If a worker is unsure of what to do, there are a number of ways they can talk the matter over in confidence to decide how they would prefer to proceed:

  • The union or professional body;
  • The independent whistleblowing charity Public Concern at Work;
  • An independent legal advisor.

 If the employer has a whistleblowing policy, the worker can refer to this. The Local Safeguarding Children Board for the area and the Local Authority may also have a whistleblowing policy to which the worker can refer. Whistleblowing directly to the services the concerns are about can result in a quick response as they have the power to act immediately on the concerns.

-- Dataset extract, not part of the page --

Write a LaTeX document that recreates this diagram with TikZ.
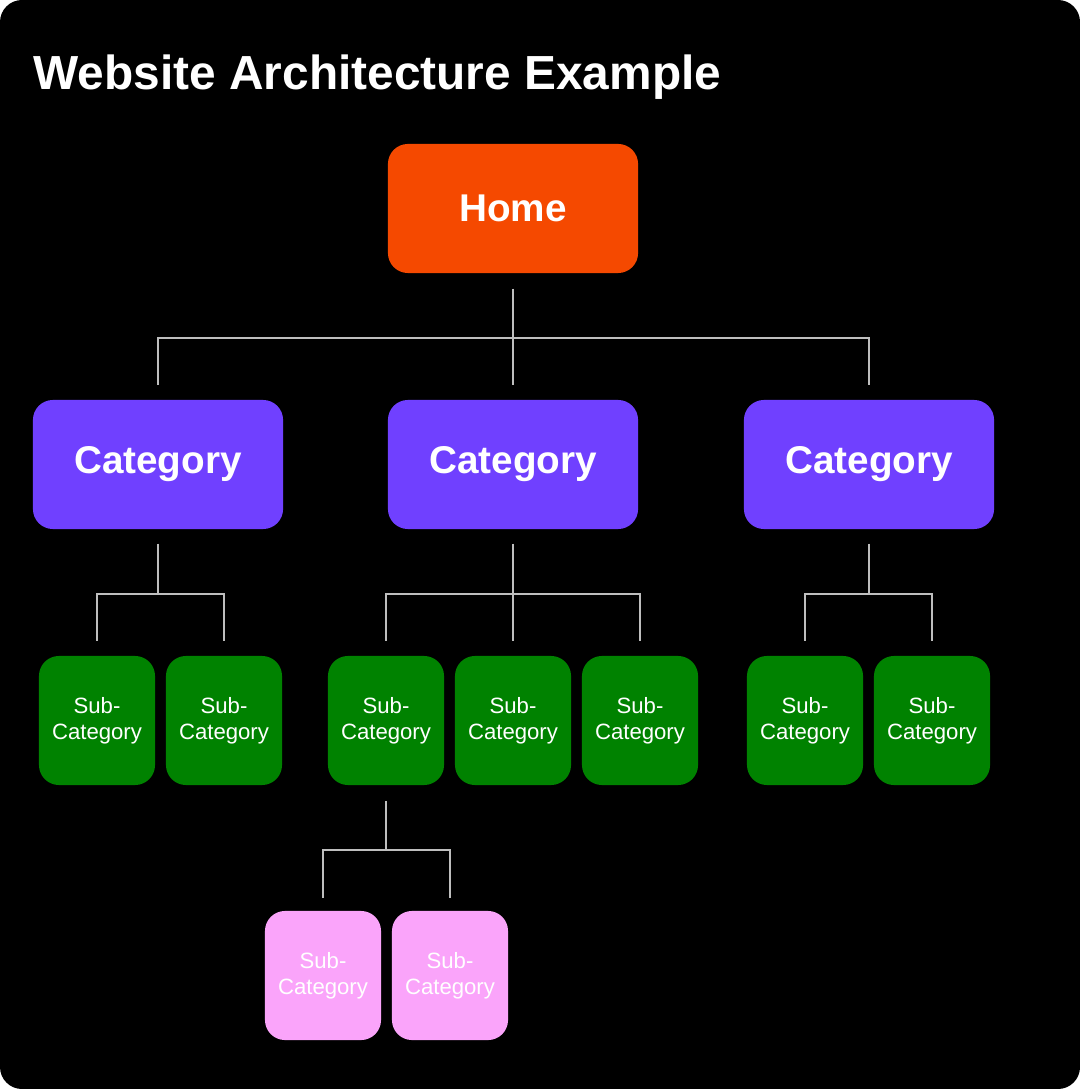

The worker can also whistleblow to the relevant regulatory body for example Ofsted, the GMC or HCPC. Similarly, the various Ombudsman offices can be contacted such as the Parliamentary and Health Service Ombudsman; or the Local Government Ombudsman

Whichever point the worker decides to make the disclosure to, they will ask a number of questions so that they can determine how to proceed. It is therefore good planning to set down the concerns clearly to ensure that the matter is dealt with more speedily. Some of the questions that may be asked:

  • Does the worker believe that a service user is at immediate risk of harm?
  • To set out the facts;
  • Do other workers share the concerns?
  • Whether the concerns have already been raised with the employer and, if so, what the response was?
  • What the workers views are about what should be done?

The organisation receiving the concerns must tell the worker what they will do next, what the likely timescale will be and establish a way to keep in contact with the worker. There may be issues of confidentiality which mean that the worker may not be provided with all details but a report of an outcome should be provided.


4. Action by Regulatory Bodies and Employers

The organisation will assess the information and determine the best way to investigate the concerns in a timely manner. The action they take will depend on the type of service the worker has contacted them about and what the concerns suggest is happening.

The organisation may have support services in place to support the worker while any enquiries are taking place.

The outcome of the investigation into the concerns should be shared with the worker bearing in mind any matters of confidentiality.

The organisation should regularly report all concerns raised (whether substantiated or not), the investigations and outcomes to the senior management / board of the organisation to raise awareness of the concerns, identify trends and ‘hot spots’, and ensure issues are being dealt with properly.